- _Exercise directions_
Copy out the listing that follows exactly, dropping every picture.

- _Source material_
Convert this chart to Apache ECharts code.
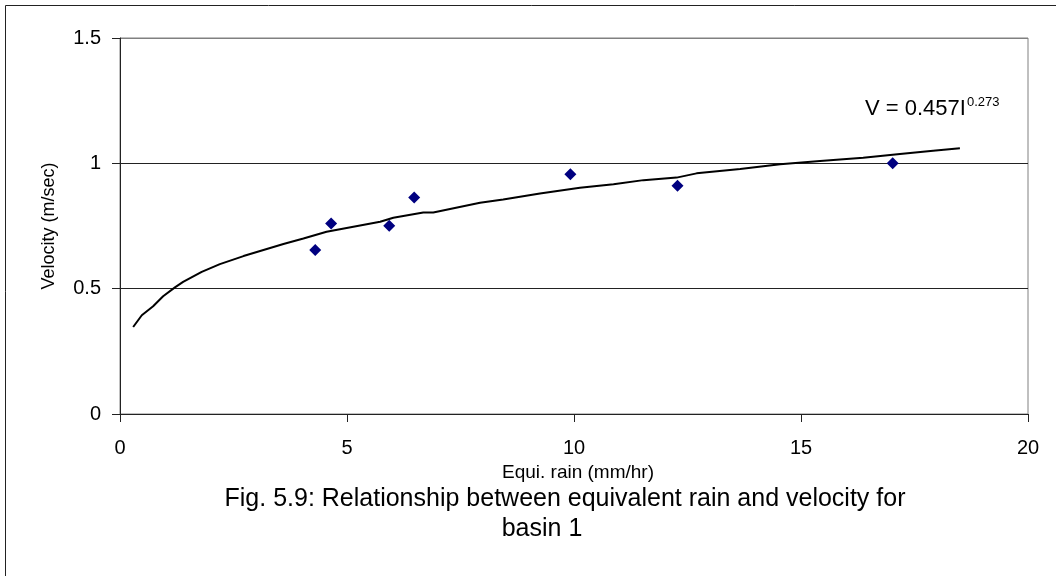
<!DOCTYPE html>
<html>
<head>
<meta charset="utf-8">
<script src="https://cdn.jsdelivr.net/npm/echarts@6/dist/echarts.min.js"></script>
<style>
  html, body { margin: 0; padding: 0; background: #fff; }
  #main { width: 1056px; height: 576px; }
</style>
</head>
<body>
<div id="main"></div>
<script>
// observed points (equivalent rain mm/hr, velocity m/sec)
var rainObs = [4.3, 4.65, 5.93, 6.48, 9.92, 12.28, 17.02];
var velObs = [0.654, 0.760, 0.751, 0.864, 0.956, 0.911, 1.0];

// trend line
var trendX = [0.29, 0.48, 0.73, 0.95, 1.21, 1.39, 1.80, 2.20, 2.72, 3.16, 3.60, 4.04, 4.55, 5.73, 6.02,
  6.68, 6.90, 7.93, 8.44, 9.25, 10.13, 10.87, 11.53, 12.26, 12.70, 13.66, 14.54, 15.42, 16.37, 17.18, 17.91, 18.50];
var trendY = [0.347, 0.394, 0.430, 0.470, 0.505, 0.527, 0.567, 0.598, 0.630, 0.654, 0.678, 0.700, 0.727, 0.767, 0.783,
  0.804, 0.804, 0.843, 0.856, 0.880, 0.903, 0.917, 0.933, 0.943, 0.960, 0.977, 0.996, 1.009, 1.022, 1.037, 1.050, 1.060];

var xTicks = [0, 5, 10, 15, 20];
var yTicks = [0, 0.5, 1, 1.5];

var font = 'Arial, "Liberation Sans", sans-serif';

var obs = rainObs.map(function (x, i) { return [x, velObs[i]]; });
var trend = trendX.map(function (x, i) { return [x, trendY[i]]; });

var chart = echarts.init(document.getElementById('main'));

var option = {
  backgroundColor: '#fff',
  animation: false,
  title: [
    {
      text: 'Fig. 5.9: Relationship between equivalent rain and velocity for',
      left: 560, top: 482, textAlign: 'center',
      textStyle: { fontFamily: font, fontSize: 25, fontWeight: 'normal', color: '#000' }
    },
    {
      text: 'basin 1',
      left: 537, top: 512, textAlign: 'center',
      textStyle: { fontFamily: font, fontSize: 25, fontWeight: 'normal', color: '#000' }
    }
  ],
  grid: {
    left: 120, top: 38, right: 28, bottom: 162,
    show: true, borderColor: '#808080', borderWidth: 1
  },
  xAxis: {
    type: 'value', min: xTicks[0], max: xTicks[xTicks.length - 1], interval: 5,
    name: 'Equi. rain (mm/hr)', nameLocation: 'middle', nameGap: 46,
    nameTextStyle: { fontFamily: font, fontSize: 19, color: '#000', padding: [0, 0, 0, 8] },
    axisLine: { show: true, lineStyle: { color: '#222', width: 1 } },
    axisTick: { show: true, length: 8, lineStyle: { color: '#222' } },
    axisLabel: { fontFamily: font, fontSize: 20, color: '#000', margin: 24 },
    splitLine: { show: false }
  },
  yAxis: {
    type: 'value', min: yTicks[0], max: yTicks[yTicks.length - 1], interval: 0.5,
    name: 'Velocity (m/sec)', nameLocation: 'middle', nameGap: 62,
    nameTextStyle: { fontFamily: font, fontSize: 18, color: '#000' },
    axisLine: { show: true, lineStyle: { color: '#222', width: 1 } },
    axisTick: { show: true, length: 8, lineStyle: { color: '#222' } },
    axisLabel: { fontFamily: font, fontSize: 20, color: '#000', margin: 19 },
    splitLine: { show: true, lineStyle: { color: ['#222', '#222', '#222', '#808080'], width: 1 } }
  },
  graphic: [
    // outer frame
    { type: 'rect', shape: { x: 5.5, y: 5.5, width: 1100, height: 700 }, style: { fill: null, stroke: '#222', lineWidth: 1 }, z: -1 },
    { type: 'text', x: 865, y: 109, style: { text: 'V = 0.457I', font: '22px ' + font, fill: '#000', verticalAlign: 'middle' } },
    { type: 'text', x: 967, y: 102, style: { text: '0.273', font: '13px ' + font, fill: '#000', verticalAlign: 'middle' } }
  ],
  series: [
    {
      type: 'line', data: trend, showSymbol: false, symbol: 'none', smooth: false,
      lineStyle: { color: '#000', width: 2 }, z: 2
    },
    {
      type: 'scatter', data: obs, symbol: 'diamond', symbolSize: 12,
      itemStyle: { color: '#000080', opacity: 1 }, z: 3
    }
  ]
};

chart.setOption(option);
</script>
</body>
</html>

- _Solution to this exercise_
Convert this chart to Apache ECharts code.
<!DOCTYPE html>
<html>
<head>
<meta charset="utf-8">
<script src="https://cdn.jsdelivr.net/npm/echarts@6/dist/echarts.min.js"></script>
<style>
  html, body { margin: 0; padding: 0; background: #fff; }
  #main { width: 1056px; height: 576px; }
</style>
</head>
<body>
<div id="main"></div>
<script>
// observed points (equivalent rain mm/hr, velocity m/sec)
var rainObs = [4.3, 4.65, 5.93, 6.48, 9.92, 12.28, 17.02];
var velObs = [0.654, 0.760, 0.751, 0.864, 0.956, 0.911, 1.0];

// trend line
var trendX = [0.29, 0.48, 0.73, 0.95, 1.21, 1.39, 1.80, 2.20, 2.72, 3.16, 3.60, 4.04, 4.55, 5.73, 6.02,
  6.68, 6.90, 7.93, 8.44, 9.25, 10.13, 10.87, 11.53, 12.26, 12.70, 13.66, 14.54, 15.42, 16.37, 17.18, 17.91, 18.50];
var trendY = [0.347, 0.394, 0.430, 0.470, 0.505, 0.527, 0.567, 0.598, 0.630, 0.654, 0.678, 0.700, 0.727, 0.767, 0.783,
  0.804, 0.804, 0.843, 0.856, 0.880, 0.903, 0.917, 0.933, 0.943, 0.960, 0.977, 0.996, 1.009, 1.022, 1.037, 1.050, 1.060];

var xTicks = [0, 5, 10, 15, 20];
var yTicks = [0, 0.5, 1, 1.5];

var font = 'Arial, "Liberation Sans", sans-serif';

var obs = rainObs.map(function (x, i) { return [x, velObs[i]]; });
var trend = trendX.map(function (x, i) { return [x, trendY[i]]; });

var chart = echarts.init(document.getElementById('main'));

var option = {
  backgroundColor: '#fff',
  animation: false,
  title: [
    {
      text: 'Fig. 5.9: Relationship between equivalent rain and velocity for',
      left: 560, top: 482, textAlign: 'center',
      textStyle: { fontFamily: font, fontSize: 25, fontWeight: 'normal', color: '#000' }
    },
    {
      text: 'basin 1',
      left: 537, top: 512, textAlign: 'center',
      textStyle: { fontFamily: font, fontSize: 25, fontWeight: 'normal', color: '#000' }
    }
  ],
  grid: {
    left: 120, top: 38, right: 28, bottom: 162,
    show: true, borderColor: '#808080', borderWidth: 1
  },
  xAxis: {
    type: 'value', min: xTicks[0], max: xTicks[xTicks.length - 1], interval: 5,
    name: 'Equi. rain (mm/hr)', nameLocation: 'middle', nameGap: 46,
    nameTextStyle: { fontFamily: font, fontSize: 19, color: '#000', padding: [0, 0, 0, 8] },
    axisLine: { show: true, lineStyle: { color: '#222', width: 1 } },
    axisTick: { show: true, length: 8, lineStyle: { color: '#222' } },
    axisLabel: { fontFamily: font, fontSize: 20, color: '#000', margin: 24 },
    splitLine: { show: false }
  },
  yAxis: {
    type: 'value', min: yTicks[0], max: yTicks[yTicks.length - 1], interval: 0.5,
    name: 'Velocity (m/sec)', nameLocation: 'middle', nameGap: 62,
    nameTextStyle: { fontFamily: font, fontSize: 18, color: '#000' },
    axisLine: { show: true, lineStyle: { color: '#222', width: 1 } },
    axisTick: { show: true, length: 8, lineStyle: { color: '#222' } },
    axisLabel: { fontFamily: font, fontSize: 20, color: '#000', margin: 19 },
    splitLine: { show: true, lineStyle: { color: ['#222', '#222', '#222', '#808080'], width: 1 } }
  },
  graphic: [
    // outer frame
    { type: 'rect', shape: { x: 5.5, y: 5.5, width: 1100, height: 700 }, style: { fill: null, stroke: '#222', lineWidth: 1 }, z: -1 },
    { type: 'text', x: 865, y: 109, style: { text: 'V = 0.457I', font: '22px ' + font, fill: '#000', verticalAlign: 'middle' } },
    { type: 'text', x: 967, y: 102, style: { text: '0.273', font: '13px ' + font, fill: '#000', verticalAlign: 'middle' } }
  ],
  series: [
    {
      type: 'line', data: trend, showSymbol: false, symbol: 'none', smooth: false,
      lineStyle: { color: '#000', width: 2 }, z: 2
    },
    {
      type: 'scatter', data: obs, symbol: 'diamond', symbolSize: 12,
      itemStyle: { color: '#000080', opacity: 1 }, z: 3
    }
  ]
};

chart.setOption(option);
</script>
</body>
</html>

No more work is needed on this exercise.